Judul di atas bukan promosi maskapai penerbangan, ini curhatan suami saya yang punya jam terbang lumayan banyak, dari Jerman ke seluruh dunia.
Lihat saja mogok kesepuluh tahun 2014 ini yang dilakukan oleh pilot-pilot maskapai Lufthansa (VC) di Frankfurt yang mempengaruhi banyak penerbangan di Münich, Berlin, Stuttgat dan lainnya pada hari Selasa, 2 Desember hingga Kamis, 4 Desember 2014. Ditaksir sudah ada kerugian perusahaan sebanyak 160 juta euro atau 199 juta USD.
Itu baru kerugian materi, belum lagi tenaga dan pikiran yang terbuang karena stress gagal terbang. Suami saya atau saya atau siapapun yang akan terbang lalu pesawatnya delay barang 1-2 jam saja sudah lemes apalagi tak jadi terbang? Tulang mau copot kali ya? Kacau pikiran dan da dig dug rasanya. Bayangkan untuk berangkat dari rumah sampai bandara Frankfurt butuh 2-3 jaman mengendarai mobil. Sudah capek dulu kan? Ada sih, bandara Stuttgart atau Zürich yang hanya sejam pakai mobil tapi kalau tidak jadwal yang kurang pas, ya, harganya yang agak tinggi. Jadi kalau sudah berangkat ke bandara dan tak jadi terbang karena acara mogok kerja awak pesawat maskapai Jerman ini, rasanya tak sopan dan tak adil bagi calon penumpang. Sebagai calon penumpang tak bisa menyalahkan mereka yang menuntut pembayaran lebih dari yang diterima sekarang ini (dulu pernah ditambahi soal protes kurang adilnya persaingan harga tiket pesawat juga), yang bisa kami lakukan adalah memilih pesawat dari Arab.

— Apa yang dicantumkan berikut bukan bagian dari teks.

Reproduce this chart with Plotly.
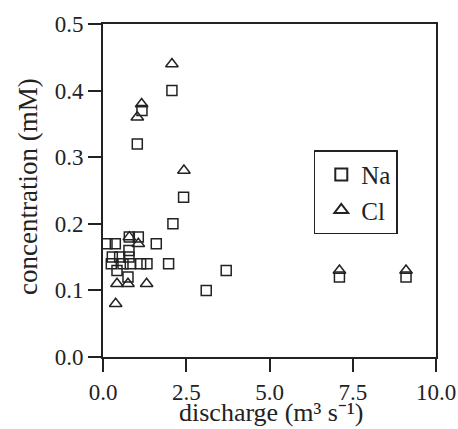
import plotly.graph_objects as go

# Data
na_discharge = [0.12, 0.37, 0.79, 1.06, 1.60, 0.78, 0.28, 0.50, 0.78, 0.25, 0.60, 0.82, 1.13,
                1.32, 1.97, 0.42, 0.75, 3.10, 3.70, 7.10, 9.10, 2.07, 1.17, 1.03, 2.10, 2.42]
na_conc = [0.17, 0.17, 0.18, 0.18, 0.17, 0.16, 0.15, 0.15, 0.15, 0.14, 0.14, 0.14, 0.14,
           0.14, 0.14, 0.13, 0.12, 0.10, 0.13, 0.12, 0.12, 0.40, 0.37, 0.32, 0.20, 0.24]

cl_discharge = [2.43, 0.79, 1.06, 0.42, 0.75, 1.31, 0.38, 2.07, 1.16, 1.03, 7.10, 9.10]
cl_conc = [0.28, 0.18, 0.17, 0.11, 0.11, 0.11, 0.08, 0.44, 0.38, 0.36, 0.13, 0.13]

x_ticks = [0.0, 2.5, 5.0, 7.5, 10.0]
y_ticks = [0.0, 0.1, 0.2, 0.3, 0.4, 0.5]

x_title = "discharge (m\u00b3 s\u207b\u00b9)"
y_title = "concentration (mM)"

FONT = "Liberation Serif"
INK = "#222222"

fig = go.Figure()
fig.add_trace(go.Scatter(
    x=na_discharge, y=na_conc, mode="markers", name="Na",
    marker=dict(symbol="square-open", size=10, color=INK, line=dict(width=1.5, color=INK)),
))
fig.add_trace(go.Scatter(
    x=cl_discharge, y=cl_conc, mode="markers", name="Cl",
    marker=dict(symbol="triangle-up-open", size=11, color=INK, line=dict(width=1.5, color=INK)),
))

axis_common = dict(
    showline=True, linecolor=INK, linewidth=2, mirror=True,
    ticks="outside", ticklen=13, tickwidth=2, tickcolor=INK,
    showgrid=False, zeroline=False, automargin=False,
    tickfont=dict(family=FONT, size=23, color=INK),
    tickformat=".1f",
)

fig.update_xaxes(range=[0, 10], tickvals=x_ticks, **axis_common)
fig.update_yaxes(range=[0, 0.5], tickvals=y_ticks, **axis_common)

fig.add_annotation(text=x_title, xref="paper", yref="paper", x=0.5055, y=-0.166,
                   xanchor="center", yanchor="middle", showarrow=False,
                   font=dict(family=FONT, size=26, color=INK))
fig.add_annotation(text=y_title, xref="paper", yref="paper", x=-0.226, y=0.513,
                   xanchor="center", yanchor="middle", showarrow=False, textangle=-90,
                   font=dict(family=FONT, size=27, color=INK))

fig.update_layout(
    width=458, height=429,
    margin=dict(l=103, r=22, t=24, b=72),
    paper_bgcolor="white", plot_bgcolor="white",
    showlegend=True,
    legend=dict(x=0.633, y=0.621, xanchor="left", yanchor="top",
                bgcolor="white", bordercolor=INK, borderwidth=1.5,
                font=dict(family=FONT, size=25, color=INK), indentation=6,
                itemsizing="constant", tracegroupgap=0),
    font=dict(family=FONT, color=INK),
)

fig.write_html("out.html")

Belum lagi rencana atau jadwal entah pribadi atau bisnis yang berantakan .... Walah.
Singapura bisa jadi pilihan karena selain pelayanan dan fasilitas bagus, pramugarinya ramah-ramahhhhh dan cuantik. Duh, eksotisnya Asia. Sayangnya mahal ping satus. Mau pilih Indonesia juga tak bisa, tahu kan? Nah, pilihan selalu jatuh pada pesawat Arab. Selain murah, aman, nyaman, fasilitas cukup memadai ... Anti mogok. Pernah sih kejadian pesawat Arab mogok terbang karena pesawatnya ditabrak sama truk cargo. Ah, bercanda seperti dalam film saja. Mungkin si bapak sopir truk mengantuk.
Pramugari dari pesawat Arab biasanya ramah-ramah tidak judes (pernah lihat sekali yang judes, seribu banding satu), makanannya halal dan biasa cocok di lidah ( meski masakan pesawat itu beda sama masakan rumahan atau resto). Haha ... Kalau lapar semua di mata bisa amblas. apalagi mumpung disediakan sebagai kompensasi tiket yang harganya tidak sedikit.
Makanya tak heran kalau ...
"Assalamu'alaikum, buk ..." Layar facetime terbuka. Suami saya suka menirukan salam ini.
"Wa 'alaikum salam, pak ..." Saya senang ia pamitan terbang setelah delay yang membuat badannya linu meski sudah nunggu di lounge bukan di kursi keras. Ia pun cerita, senang tidak gagal terbang karena pilih pesawat Arab. Coba kalau pilih pesawat negaranya, bisa pusing sendiri kan?, "Cepat pulang, ya, paaaak?"
Ya, semoga pulangnya lancar karena biasanya pilot pesawat tidak mogok. Mogok barangkali sudah hal biasa di Jerman sebagai aksi protes atas kebijakan perusahaan. Tak hanya pilot maskapai penerbangan Jerman, masih ada lanjutan mogok kereta api sampai mogok pengiriman paket natal DHL di Berlin minggu lalu yang membuat warga seperti saya deg-degan.
Mau naik kereta takut batal, sudah kirim paket takut tak sampai. Yo, wis karang ngenger, ikut negara orang, berdoa saja. Selamat pagi. (G76).